Citations sur Six pieds sur terre (37)
L’énergie que ça demande de vivre,
quand tout de soi veut s’arrêter,
les gens comprennent à présent.
On fait ce qu'on peut, avec ce qu'on a. C'est ça la vérité. La seule chose à comprendre.
Pour le deviner il faut s'être tenu à la frontière de soi. Cet endroit des limites solides, celles auxquelles on se heurte un jour, malgré toute la bonne volonté, tout le courage. On découvre l'évidence : cette vie n'est facile pour personne et elle nous doit rien. Tout en est l'écrin, on ne peut pas faire le tri. On habite, seul, nos douleurs autant que nos possibles.
Le malaise de Jérémy est du crépi, ceux qui s'y frottent s'y arrachent d'infimes particules, des miettes d'âme, il s'inflige à eux par un crachin discret, involontaire mais bien réel
Ce soir-là, quand tu as décidé de partir, c'est ce vide immense que tu m'as jeté au visage. Tout ce qu'on n'a jamais su être l'un pour l'autre, ce qu'on a jamais été.
C’est pas si difficile, mourir. Oui, c’est vivre qui réclame un effort. S’accrocher, faire bonne figure, mentir aux autres, se tenir là, au milieu d’eux, droit et le souffle clair, sans suffocation, sans soupir. Sans donner l’impression de trouver ça pesant, les sourires vides qu’il faut redessiner sans cesse, tous ces masques à lustrer pour qu’ils soient beaux et brillants.

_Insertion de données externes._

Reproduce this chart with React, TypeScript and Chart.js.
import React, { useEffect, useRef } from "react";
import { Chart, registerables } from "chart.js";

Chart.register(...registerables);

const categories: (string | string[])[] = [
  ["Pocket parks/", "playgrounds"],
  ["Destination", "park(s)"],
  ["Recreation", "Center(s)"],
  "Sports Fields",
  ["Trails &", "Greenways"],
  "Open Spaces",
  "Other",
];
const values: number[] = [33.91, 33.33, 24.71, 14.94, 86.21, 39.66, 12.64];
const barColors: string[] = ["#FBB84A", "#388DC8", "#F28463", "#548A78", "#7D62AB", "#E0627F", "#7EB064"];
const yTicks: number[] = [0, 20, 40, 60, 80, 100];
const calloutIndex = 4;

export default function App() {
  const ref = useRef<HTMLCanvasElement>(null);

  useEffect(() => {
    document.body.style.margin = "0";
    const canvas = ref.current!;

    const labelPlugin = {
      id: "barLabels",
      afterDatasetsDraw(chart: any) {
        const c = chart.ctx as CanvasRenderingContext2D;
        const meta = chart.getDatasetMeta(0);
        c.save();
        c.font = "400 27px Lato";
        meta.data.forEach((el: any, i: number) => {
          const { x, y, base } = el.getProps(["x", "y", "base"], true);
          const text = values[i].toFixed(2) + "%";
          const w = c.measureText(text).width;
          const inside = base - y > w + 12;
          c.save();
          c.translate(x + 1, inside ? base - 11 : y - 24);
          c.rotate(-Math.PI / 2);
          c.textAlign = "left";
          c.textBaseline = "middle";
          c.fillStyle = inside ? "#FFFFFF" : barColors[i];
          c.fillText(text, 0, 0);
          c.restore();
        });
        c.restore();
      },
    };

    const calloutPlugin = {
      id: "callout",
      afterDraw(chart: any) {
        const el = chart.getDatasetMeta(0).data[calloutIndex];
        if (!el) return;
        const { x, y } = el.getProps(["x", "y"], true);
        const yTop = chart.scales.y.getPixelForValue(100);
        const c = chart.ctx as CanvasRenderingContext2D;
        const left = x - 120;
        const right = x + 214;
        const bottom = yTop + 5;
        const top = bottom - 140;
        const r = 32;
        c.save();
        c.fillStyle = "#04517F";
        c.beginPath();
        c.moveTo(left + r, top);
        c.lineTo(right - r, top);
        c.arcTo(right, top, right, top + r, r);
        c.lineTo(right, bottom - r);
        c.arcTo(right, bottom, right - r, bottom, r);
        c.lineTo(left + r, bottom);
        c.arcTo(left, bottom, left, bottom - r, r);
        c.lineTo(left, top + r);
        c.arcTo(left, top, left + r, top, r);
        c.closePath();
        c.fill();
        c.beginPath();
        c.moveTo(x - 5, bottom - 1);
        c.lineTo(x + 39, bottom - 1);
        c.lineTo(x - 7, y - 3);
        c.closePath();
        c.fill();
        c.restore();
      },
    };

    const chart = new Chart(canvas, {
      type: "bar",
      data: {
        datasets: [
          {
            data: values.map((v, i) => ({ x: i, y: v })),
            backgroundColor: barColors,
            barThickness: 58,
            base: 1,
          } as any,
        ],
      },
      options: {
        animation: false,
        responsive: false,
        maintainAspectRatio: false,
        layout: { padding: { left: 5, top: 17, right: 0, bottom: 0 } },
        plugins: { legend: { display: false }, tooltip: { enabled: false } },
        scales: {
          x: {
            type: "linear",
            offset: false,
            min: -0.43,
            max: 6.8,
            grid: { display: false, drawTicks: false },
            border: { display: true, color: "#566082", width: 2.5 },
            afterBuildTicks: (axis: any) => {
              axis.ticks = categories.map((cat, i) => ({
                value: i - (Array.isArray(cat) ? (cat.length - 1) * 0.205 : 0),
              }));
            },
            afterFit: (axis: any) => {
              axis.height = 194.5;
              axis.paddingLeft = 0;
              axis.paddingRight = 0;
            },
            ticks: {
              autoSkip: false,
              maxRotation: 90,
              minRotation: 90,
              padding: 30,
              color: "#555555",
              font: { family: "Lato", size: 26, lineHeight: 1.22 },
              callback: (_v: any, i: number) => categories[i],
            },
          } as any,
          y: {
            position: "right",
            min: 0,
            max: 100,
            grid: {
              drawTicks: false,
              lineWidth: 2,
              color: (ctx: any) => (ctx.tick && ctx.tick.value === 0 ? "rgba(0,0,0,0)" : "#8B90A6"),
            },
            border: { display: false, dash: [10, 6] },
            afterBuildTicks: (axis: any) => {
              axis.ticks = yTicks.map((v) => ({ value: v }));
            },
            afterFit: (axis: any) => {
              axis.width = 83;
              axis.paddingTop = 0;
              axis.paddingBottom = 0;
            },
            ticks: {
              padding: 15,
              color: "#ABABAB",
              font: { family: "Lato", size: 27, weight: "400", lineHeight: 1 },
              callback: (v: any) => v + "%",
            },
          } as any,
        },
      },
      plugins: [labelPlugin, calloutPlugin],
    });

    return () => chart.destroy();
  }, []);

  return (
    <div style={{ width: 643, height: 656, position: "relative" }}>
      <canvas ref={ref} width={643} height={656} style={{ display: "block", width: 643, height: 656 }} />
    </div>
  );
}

Une infirmière, encore. Elle lui donne deux comprimés. Il avale ces bouts de nuit (...).
Tandis que le train ralentit à l'approche d'une nouvelle station, les gestes sont impatients. Et déjà les anonymes se pressent contre les portes pour en actionner frénétiquement la poignée. Jérémy se lève, bouscule une fille qui ne réagit pas. Les corps se positionnent, c'est à celui qui sera le premier à sortir. On passe notre temps à chercher à s'enfuir. Toutes les portes qui se dressent devant nous ne sont que des issues de secours.

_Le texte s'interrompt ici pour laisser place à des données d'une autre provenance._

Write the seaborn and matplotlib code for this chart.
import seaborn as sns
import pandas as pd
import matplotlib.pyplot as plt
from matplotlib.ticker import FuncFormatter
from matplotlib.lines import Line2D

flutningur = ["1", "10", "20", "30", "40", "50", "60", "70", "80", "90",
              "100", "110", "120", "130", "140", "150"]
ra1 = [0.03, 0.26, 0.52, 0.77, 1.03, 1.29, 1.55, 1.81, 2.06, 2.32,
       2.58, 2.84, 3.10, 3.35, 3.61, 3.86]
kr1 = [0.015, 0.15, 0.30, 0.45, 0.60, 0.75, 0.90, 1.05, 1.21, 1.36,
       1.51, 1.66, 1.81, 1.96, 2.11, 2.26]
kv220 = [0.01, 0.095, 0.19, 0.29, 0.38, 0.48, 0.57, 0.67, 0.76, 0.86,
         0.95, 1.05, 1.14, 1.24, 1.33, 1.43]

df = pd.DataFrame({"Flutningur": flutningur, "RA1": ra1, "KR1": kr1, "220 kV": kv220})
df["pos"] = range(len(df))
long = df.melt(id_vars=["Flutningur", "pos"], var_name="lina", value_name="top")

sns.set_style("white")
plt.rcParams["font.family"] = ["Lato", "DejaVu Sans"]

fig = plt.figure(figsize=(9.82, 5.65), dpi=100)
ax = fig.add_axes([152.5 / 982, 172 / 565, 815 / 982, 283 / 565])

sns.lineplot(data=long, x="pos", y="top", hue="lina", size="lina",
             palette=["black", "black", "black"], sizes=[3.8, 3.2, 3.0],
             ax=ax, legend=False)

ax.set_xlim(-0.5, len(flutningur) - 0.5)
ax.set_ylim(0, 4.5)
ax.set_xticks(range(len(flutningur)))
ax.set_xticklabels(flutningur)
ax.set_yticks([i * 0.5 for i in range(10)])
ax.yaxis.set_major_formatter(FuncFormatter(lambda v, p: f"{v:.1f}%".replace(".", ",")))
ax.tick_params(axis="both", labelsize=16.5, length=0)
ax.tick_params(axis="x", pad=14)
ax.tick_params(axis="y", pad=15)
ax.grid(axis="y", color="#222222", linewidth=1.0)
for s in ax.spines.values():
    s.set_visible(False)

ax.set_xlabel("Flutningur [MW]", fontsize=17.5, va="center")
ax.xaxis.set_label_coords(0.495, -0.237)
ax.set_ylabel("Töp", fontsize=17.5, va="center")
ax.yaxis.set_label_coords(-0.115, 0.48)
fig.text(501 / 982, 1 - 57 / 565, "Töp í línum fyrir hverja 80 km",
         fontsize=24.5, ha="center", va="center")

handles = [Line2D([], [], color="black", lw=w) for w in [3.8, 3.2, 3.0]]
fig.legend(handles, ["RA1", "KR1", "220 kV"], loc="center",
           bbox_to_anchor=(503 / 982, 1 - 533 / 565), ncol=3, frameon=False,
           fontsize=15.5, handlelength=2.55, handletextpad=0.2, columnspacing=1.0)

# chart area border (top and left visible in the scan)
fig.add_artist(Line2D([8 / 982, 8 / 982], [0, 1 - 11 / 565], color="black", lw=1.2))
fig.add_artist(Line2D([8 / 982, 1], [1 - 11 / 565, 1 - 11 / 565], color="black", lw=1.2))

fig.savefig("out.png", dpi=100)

Il en avait parlé avec des psys, là encore rien n'était venu que des paroles creuses, des mots réconfortants dénués d'effets sur la durée. On lui avait répété qu'il faudrait du temps, que la dépression était difficile à appréhender. Il le sait. Il l'a compris très vite. Qu'elle naît tout au fond, à un endroit de soi où les pensées et la chair sont liées, à ce point de fusion qui n'obéit à rien de tangible. Ni à la volonté ni au plaisir.
(p. 120)
Quand sa fille [de 5 ans] et elle se sont retrouvées toutes les deux dans son ancienne chambre d'ado, elle a fini par lâcher :
- Tu sais, papi et mamie peuvent raconter des choses des fois... Mais c'est moi ta maman. C'est moi qui décide ce qui est bon pour toi.
Camille n'a rien répondu. Ce sont les frontières de son monde. Sa mère, dans tout le champ de vision. Tout l'horizon.
(p. 27)
Tout ce temps près de sa mère, à l'aimer, à courir vers elle, à la célébrer, il n'avait fait que bâtir ce manque qu'il ressent à présent, le seul endroit possible à habiter.